The construction and commercial commissioning of a new high-power nuclear power plant is indeed a lengthy process. Safety is the first priority, but after that the most modern units can be in service for at least 60 years.

Furthermore, the VVER-1200 type being built as part of the Paks II nuclear power plant project (in central Hungary) can generate electricity for up to 100 years.

Construction at the Hungarian nuclear power plant. Photo via Facebook/Paks II. Atomerőmű Zrt.


As Hungary Today previously reported, the first major installation of the Paks II project, the core catcher of Unit 5, was completed in April. The core catcher is a special tank located under the reactor vessel and capable of containing the zone melt in the event of a breach. This step will soon be followed by the installation of other long-life equipment, including the reactor vessel, the heart of the plant.

Today we are increasingly talking about the potential of small modular reactors (SMRs, advanced nuclear reactors that have a power capacity of up to 300 MW per unit), which could further increase the global nuclear capacity available in the future.
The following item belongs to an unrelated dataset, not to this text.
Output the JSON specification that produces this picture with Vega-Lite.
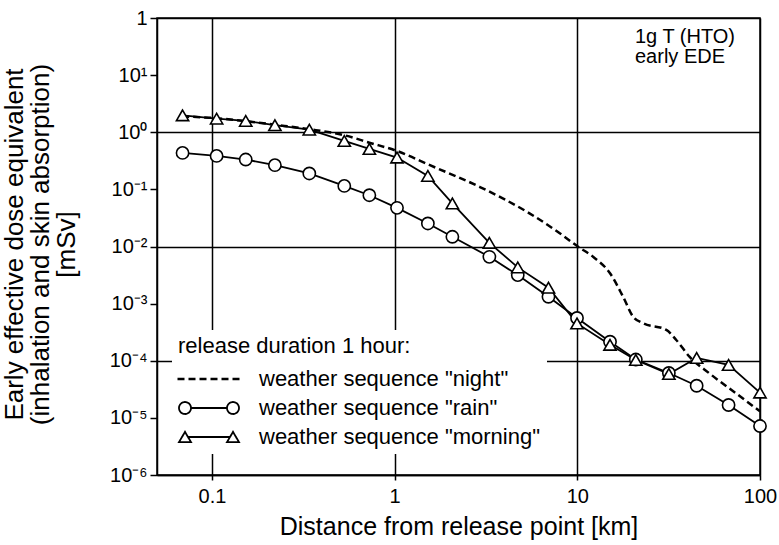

However, it is important to note that the vast majority of these SMRs are not yet in operation anywhere.

Of course, there is already a starting reference: the world’s first floating nuclear power plant, operated by two small modular reactors, has been in operation in Pevek, Russia, for many years. Experience so far has been positive. In addition, Rosatom is already building the first onshore SMR, which could be completed by 2028. Once the operating experience here is positive, this product will be ready for export, as Russia only intends to export what has proven to be reliable domestically.

Akademik Lomonosov, the first Russian floating nuclear power station. Photo via Wikipedia.

Zsolt Hárfás stressed that small modular technology also requires very strict and time-consuming licensing, especially as most types do not yet have any operational experience. However, when looking at unit capacities and investment costs, despite the different construction times, a nuclear power plant with a large unit capacity is cheaper than several small modular units, providing the same capacity.